During the busy month of March 2008 when a lot of insurance policies are bought – Indian consumers bought bigger policies.
The average policy size compared to March 2007 was 64 per cent bigger in March this year according to a study on Indian life insurance by a global bank.
The trends are clear – while the stock market doldrums has made the common man sceptical about ULIP based policies that were driving the growth -- richer people are buying bigger insurance policies and mostly from private sector players.
"Highly-paid executives and businessmen are going for a lot of pure-protection term policies of high value," said Rahul Aggarwal who heads a Delhi based insurance brokerage.
The UBS study says that the insurance industry is facing a slowdown. The trend may continue in the financial year 2008-09.
The study also said that the market share of government owned Life Insurance Corporation fell during the year 2007-08 to 48.1 per cent and for March 2008 LIC’s share has fallen to even lower 42 per cent. For the first time the private sector insurance players have more than half the market.
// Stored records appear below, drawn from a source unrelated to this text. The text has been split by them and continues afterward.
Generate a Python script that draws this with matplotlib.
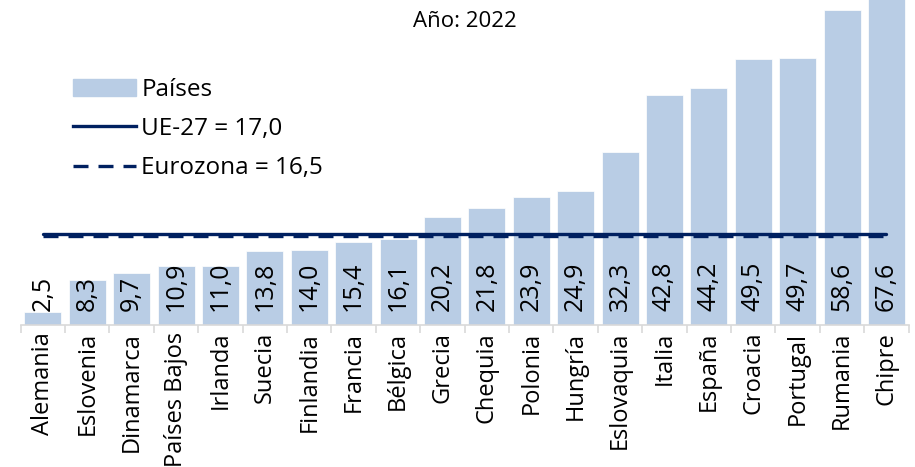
import numpy as np
import matplotlib
matplotlib.use("Agg")
import matplotlib.pyplot as plt
from matplotlib.patches import Patch
from matplotlib.lines import Line2D

# Data
paises = ["Alemania", "Eslovenia", "Dinamarca", "Países Bajos", "Irlanda", "Suecia",
          "Finlandia", "Francia", "Bélgica", "Grecia", "Chequia", "Polonia", "Hungría",
          "Eslovaquia", "Italia", "España", "Croacia", "Portugal", "Rumania", "Chipre"]
valores = [2.5, 8.3, 9.7, 10.9, 11.0, 13.8, 14.0, 15.4, 16.1, 20.2, 21.8, 23.9, 24.9,
           32.3, 42.8, 44.2, 49.5, 49.7, 58.6, 67.6]
ue27 = 17.0
eurozona = 16.5
anio = "2022"

bar_color = "#B9CDE5"
line_color = "#002060"
dash = (0, (4.5, 3))

plt.rcParams['font.family'] = ['Open Sans', 'DejaVu Sans']

fig = plt.figure(figsize=(9.15, 4.67), dpi=100)
ax = fig.add_axes([0.0226, 0.304, 0.9705, 0.696])

x = np.arange(len(paises))
ax.bar(x, valores, width=0.83, color=bar_color, edgecolor="white", linewidth=0.5)

# Reference lines, from first to last bar center
ax.plot([x[0], x[-1]], [eurozona, eurozona], color=line_color, lw=2.4, ls=dash)
ax.plot([x[0], x[-1]], [ue27, ue27], color=line_color, lw=2.4, solid_capstyle="round")

# Value labels inside bars
for xi, v in zip(x, valores):
    ax.text(xi, 2.7, f"{v:.1f}".replace(".", ","), rotation=90, ha="center", va="bottom",
            fontsize=18)

ax.set_xlim(-0.5, len(paises) - 0.5)
ax.set_ylim(0, 60.5)
ax.set_yticks([])
for s in ["top", "right", "left"]:
    ax.spines[s].set_visible(False)
ax.spines["bottom"].set_color("#D9D9D9")
ax.spines["bottom"].set_linewidth(1.2)

ax.set_xticks(x)
ax.set_xticklabels(paises, rotation=90, fontsize=17)
ax.tick_params(axis="x", which="major", length=0, pad=5)
ax.set_xticks(np.arange(-0.5, len(paises)), minor=True)
ax.tick_params(axis="x", which="minor", length=6, color="#D9D9D9", width=1.2)

fig.text(0.508, 0.955, f"Año: {anio}", ha="center", va="center", fontsize=16)

handles = [Patch(color=bar_color, label="Países"),
           Line2D([], [], color=line_color, lw=2.4, label=f"UE-27 = {ue27:.1f}".replace(".", ",")),
           Line2D([], [], color=line_color, lw=2.4, ls=dash,
                  label=f"Eurozona = {eurozona:.1f}".replace(".", ","))]
fig.legend(handles=handles, loc="upper left", bbox_to_anchor=(0.056, 0.88), frameon=False,
           fontsize=17.5, handlelength=2.6, handleheight=0.7, handletextpad=0.2,
           labelspacing=0.62)

fig.savefig("out.png", dpi=100)
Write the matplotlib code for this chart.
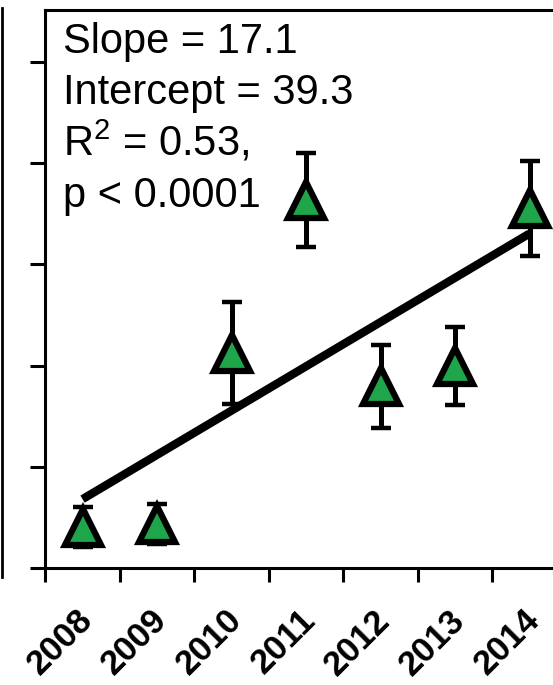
import numpy as np
import matplotlib
matplotlib.use("Agg")
import matplotlib.pyplot as plt
from matplotlib.lines import Line2D
from matplotlib.transforms import ScaledTranslation

plt.rcParams["font.family"] = ["Liberation Sans", "DejaVu Sans"]
plt.rcParams["mathtext.fontset"] = "custom"
plt.rcParams["mathtext.rm"] = "Liberation Sans"
plt.rcParams["mathtext.it"] = "Liberation Sans"
plt.rcParams["mathtext.bf"] = "Liberation Sans:bold"

# ---- data (y in arbitrary units) ----
years = ["2008", "2009", "2010", "2011", "2012", "2013", "2014"]
means = [16.2, 17.4, 85.0, 145.5, 71.9, 79.8, 142.3]
errs = [7.9, 8.0, 20.2, 18.6, 16.4, 15.4, 18.8]
stats_lines = ["Slope = 17.1", "Intercept = 39.3", r"R$\mathregular{^2}$ = 0.53,", "p < 0.0001"]

GREEN = "#1fa64b"
W, H = 553, 685

fig = plt.figure(figsize=(W / 100, H / 100), dpi=100)
# axes is wider than the figure: the right spine is cropped off in the reference
ax = fig.add_axes([45.3 / W, 1 - 568 / H, 521.5 / W, 558 / H])

x = np.arange(len(years))
m = np.array(means)

# linear fit through the yearly means
k, b = np.polyfit(x, m, 1)
ax.plot(x, k * x + b, color="black", lw=6, solid_capstyle="butt", zorder=2)

ax.errorbar(x, m, yerr=errs, fmt="none", ecolor="black", elinewidth=3.6,
            capsize=7.5, capthick=3.2, zorder=3)
ax.plot(x, m, ls="none", marker="^", ms=26, mfc=GREEN, mec="black", mew=4.5,
        zorder=4)

ax.set_xlim(-0.5, 6.5)
ax.set_ylim(0, 220.6)
ax.set_yticks(np.arange(0, 201, 40))
ax.tick_params(axis="y", which="major", direction="out", length=11, width=2.2,
               labelleft=False)

# ticks on the boundaries, labels at the category centres
ax.set_xticks(np.arange(-0.5, 7, 1.0))
ax.set_xticklabels([])
ax.tick_params(axis="x", which="major", direction="out", length=10, width=2.2)
ax.set_xticks(x, minor=True)
ax.set_xticklabels(years, minor=True, rotation=45, ha="right", va="top",
                   rotation_mode="anchor", fontsize=25, fontweight="bold")
ax.tick_params(axis="x", which="minor", length=0, pad=25.5)
for lab in ax.get_xticklabels(minor=True):
    lab.set_transform(lab.get_transform() + ScaledTranslation(-0.07, 0, fig.dpi_scale_trans))

for side in ["left", "bottom", "top", "right"]:
    ax.spines[side].set_linewidth(2.2)

for i, line in enumerate(stats_lines):
    fig.text(63 / W, 1 - (53 + 51.3 * i) / H, line, fontsize=30,
             ha="left", va="baseline")

# edge of the neighbouring panel on the left
fig.add_artist(Line2D([2 / W, 2 / W], [1 - 8 / H, 1 - 577 / H], color="black", lw=2))

fig.savefig("out.png", dpi=100)
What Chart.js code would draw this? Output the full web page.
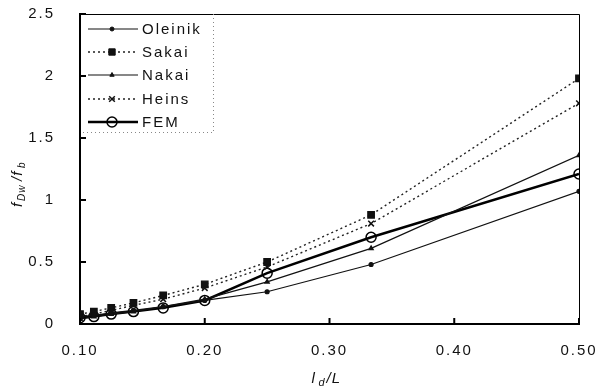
<!DOCTYPE html>
<html>
<head>
    <title>fDw/fb vs ld/L</title>
    <script src="https://cdn.jsdelivr.net/npm/chart.js@4.4.0/dist/chart.umd.min.js"></script>
    <style>
        body { margin: 0; background: #fff; }
        .chart-container { width: 596px; height: 389px; position: relative; }
    </style>
</head>
<body>
    <div class="chart-container">
        <canvas id="ratioChart"></canvas>
    </div>

    <script>
        // ld/L = 1/10 ... 1/2
        const ldL = [1/10, 1/9, 1/8, 1/7, 1/6, 1/5, 1/4, 1/3, 1/2];
        const oleinik = [0.06, 0.07, 0.09, 0.11, 0.14, 0.19, 0.26, 0.48, 1.07];
        const sakai   = [0.08, 0.10, 0.13, 0.17, 0.23, 0.32, 0.50, 0.88, 1.98];
        const nakai   = [0.04, 0.06, 0.08, 0.10, 0.14, 0.20, 0.34, 0.61, 1.36];
        const heins   = [0.06, 0.08, 0.11, 0.15, 0.20, 0.29, 0.46, 0.81, 1.78];
        const fem     = [0.05, 0.06, 0.08, 0.10, 0.13, 0.19, 0.41, 0.70, 1.21];
        const xTicks = [0.10, 0.20, 0.30, 0.40, 0.50];
        const yTicks = [0, 0.5, 1, 1.5, 2, 2.5];

        const FONT = '"Liberation Sans", Arial, sans-serif';

        function pts(ys) {
            return ldL.map(function(x, i) { return { x: x, y: ys[i] }; });
        }

        const datasets = [
            { label: 'Oleinik', data: pts(oleinik), borderColor: '#111', borderWidth: 1.2,
              pointStyle: 'circle', pointRadius: 2, pointBackgroundColor: '#111', pointBorderColor: '#111' },
            { label: 'Sakai', data: pts(sakai), borderColor: '#222', borderWidth: 1.4, borderDash: [2, 3],
              pointStyle: 'rect', pointRadius: 4.5, pointBackgroundColor: '#111', pointBorderColor: '#111' },
            { label: 'Nakai', data: pts(nakai), borderColor: '#111', borderWidth: 1.2,
              pointStyle: 'triangle', pointRadius: 2.5, pointBackgroundColor: '#111', pointBorderColor: '#111' },
            { label: 'Heins', data: pts(heins), borderColor: '#222', borderWidth: 1.4, borderDash: [2, 3],
              pointStyle: 'crossRot', pointRadius: 4, pointBorderWidth: 1.5, pointBorderColor: '#111' },
            { label: 'FEM', data: pts(fem), borderColor: '#000', borderWidth: 2.5,
              pointStyle: 'circle', pointRadius: 5, pointBorderWidth: 1.5,
              pointBackgroundColor: 'rgba(0,0,0,0)', pointBorderColor: '#000' }
        ];

        // spaced-out lettering like the scanned figure
        const spacingPlugin = {
            id: 'spacing',
            beforeDraw: function(chart) { chart.ctx.letterSpacing = '2px'; }
        };

        // frame, inward tick marks, inner legend and axis titles with subscripts
        const decorPlugin = {
            id: 'decor',
            afterDraw: function(chart) {
                const ctx = chart.ctx;
                const a = chart.chartArea;
                const xs = chart.scales.x;
                const ys = chart.scales.y;
                ctx.save();
                ctx.letterSpacing = '0px';

                // top and right frame
                ctx.strokeStyle = '#000';
                ctx.lineWidth = 1;
                ctx.beginPath();
                ctx.moveTo(a.left, a.top + 0.5);
                ctx.lineTo(a.right + 0.5, a.top + 0.5);
                ctx.lineTo(a.right + 0.5, a.bottom);
                ctx.stroke();

                // inward ticks
                ctx.lineWidth = 2;
                ctx.beginPath();
                yTicks.forEach(function(v) {
                    const y = ys.getPixelForValue(v);
                    ctx.moveTo(a.left, y); ctx.lineTo(a.left + 6, y);
                });
                xTicks.forEach(function(v) {
                    const x = xs.getPixelForValue(v);
                    ctx.moveTo(x, a.bottom); ctx.lineTo(x, a.bottom - 6);
                });
                ctx.stroke();

                // legend box (dotted right/bottom edges)
                const lx = a.left, ly = a.top;
                const lw = 133, lh = 118;
                ctx.strokeStyle = '#888';
                ctx.lineWidth = 1;
                ctx.setLineDash([1, 3]);
                ctx.beginPath();
                ctx.moveTo(lx + lw + 0.5, ly);
                ctx.lineTo(lx + lw + 0.5, ly + lh + 0.5);
                ctx.lineTo(lx, ly + lh + 0.5);
                ctx.stroke();
                ctx.setLineDash([]);

                const rowY = [29, 52, 75, 99, 122];
                ctx.font = '15px ' + FONT;
                ctx.letterSpacing = '2px';
                ctx.textBaseline = 'middle';
                ctx.textAlign = 'left';
                chart.data.datasets.forEach(function(ds, i) {
                    const y = a.top + rowY[i] - 14;
                    ctx.save();
                    ctx.strokeStyle = ds.borderColor;
                    ctx.lineWidth = ds.borderWidth;
                    ctx.setLineDash(ds.borderDash || []);
                    ctx.beginPath();
                    ctx.moveTo(lx + 8, y);
                    ctx.lineTo(lx + 58, y);
                    ctx.stroke();
                    ctx.restore();
                    ctx.save();
                    ctx.fillStyle = ds.pointBackgroundColor || 'rgba(0,0,0,0)';
                    ctx.strokeStyle = ds.pointBorderColor;
                    ctx.lineWidth = ds.pointBorderWidth || 1;
                    Chart.helpers.drawPoint(ctx, {
                        pointStyle: ds.pointStyle, radius: ds.pointRadius,
                        borderWidth: ds.pointBorderWidth || 1, rotation: 0
                    }, lx + 32, y);
                    ctx.restore();
                    ctx.fillStyle = '#111';
                    ctx.fillText(ds.label, lx + 62, y + 1);
                });

                // x title: l_d / L
                ctx.letterSpacing = '1px';
                ctx.fillStyle = '#111';
                ctx.textBaseline = 'alphabetic';
                const cx = (a.left + a.right) / 2 - 18;
                const by = 383;
                ctx.font = 'italic 15px ' + FONT;
                ctx.fillText('l', cx, by);
                ctx.font = 'italic 11px ' + FONT;
                ctx.fillText('d', cx + 7, by + 3);
                ctx.font = 'italic 15px ' + FONT;
                ctx.fillText('/L', cx + 15, by);

                // y title: f_Dw / f_b (rotated)
                ctx.translate(22, (a.top + a.bottom) / 2 + 8);
                ctx.rotate(-Math.PI / 2);
                let x0 = -30;
                ctx.font = 'italic 15px ' + FONT;
                ctx.fillText('f', x0, 0);
                ctx.font = 'italic 10px ' + FONT;
                ctx.fillText('Dw', x0 + 6, 3);
                ctx.font = 'italic 15px ' + FONT;
                ctx.fillText('/f', x0 + 26, 0);
                ctx.font = 'italic 10px ' + FONT;
                ctx.fillText('b', x0 + 39, 3);
                ctx.restore();
            }
        };

        document.addEventListener('DOMContentLoaded', function() {
            const ctx = document.getElementById('ratioChart').getContext('2d');
            new Chart(ctx, {
                type: 'line',
                data: { datasets: datasets },
                options: {
                    responsive: true,
                    maintainAspectRatio: false,
                    animation: false,
                    layout: { padding: { top: 14, right: 17, left: 0, bottom: 0 } },
                    plugins: {
                        legend: { display: false },
                        tooltip: { enabled: false }
                    },
                    elements: { line: { tension: 0 } },
                    scales: {
                        x: {
                            type: 'linear',
                            min: 0.1,
                            max: 0.5,
                            afterFit: function(s) {
                                s.height = 65;
                                s.paddingLeft = 0;
                                s.paddingRight = 0;
                            },
                            afterBuildTicks: function(s) {
                                s.ticks = xTicks.map(function(v) { return { value: v }; });
                            },
                            grid: { display: true, drawOnChartArea: false, drawTicks: false },
                            border: { display: true, color: '#000', width: 2 },
                            ticks: {
                                padding: 18,
                                color: '#111',
                                font: { family: FONT, size: 15 },
                                maxRotation: 0,
                                callback: function(v) { return Number(v).toFixed(2); }
                            }
                        },
                        y: {
                            min: 0,
                            max: 2.5,
                            afterFit: function(s) {
                                s.width = 80;
                                s.paddingTop = 0;
                                s.paddingBottom = 0;
                            },
                            afterBuildTicks: function(s) {
                                s.ticks = yTicks.map(function(v) { return { value: v }; });
                            },
                            grid: { display: true, drawOnChartArea: false, drawTicks: false },
                            border: { display: true, color: '#000', width: 2 },
                            ticks: {
                                padding: 25,
                                color: '#111',
                                font: { family: FONT, size: 15 },
                                callback: function(v) { return String(v); }
                            }
                        }
                    }
                },
                plugins: [spacingPlugin, decorPlugin]
            });
        });
    </script>
</body>
</html>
Aggarwal adds: "The traditional buyer insurance who would use it to park some funds in the markets and also do some tax savings seem to have postponed their investment."
S Krishnamurthy, the former managing director of SBI Life Insurance and currently heading insurance sector consultants Watson Wyatt in India adds: "This should be an opportunity for the industry to focus more on traditional and protection products and less on the ULIPs." He added: "It seems the agents of LIC did not target high –networth individuals whom the private sector players did. The aam janata seems to have moved away from the ULIP-based policies."
The UBS report said that while in March 2007 the life insurance sector saw a 90 per cent plus growth, March 2008 shows a 53 per cent growth only. It added that in March 2008 LIC grew only at 16.4 per cent while the private players grew at 83.7 per cent. In 2007 March the private players had grown at 103.8 per cent.
It says: "We have currently forecast new business to grow at 40-60 per cent. With weak March 2008 trends we expect the private sector to grow at 30-35 per cent against our earlier assumption of 45-50 per cent." The message for the insurance industry is loud and clear and Krishnamurthy of Watson Wyatt sums it up: "It is time for a course correction for the industry and time to launch a variety of products focussed on protection."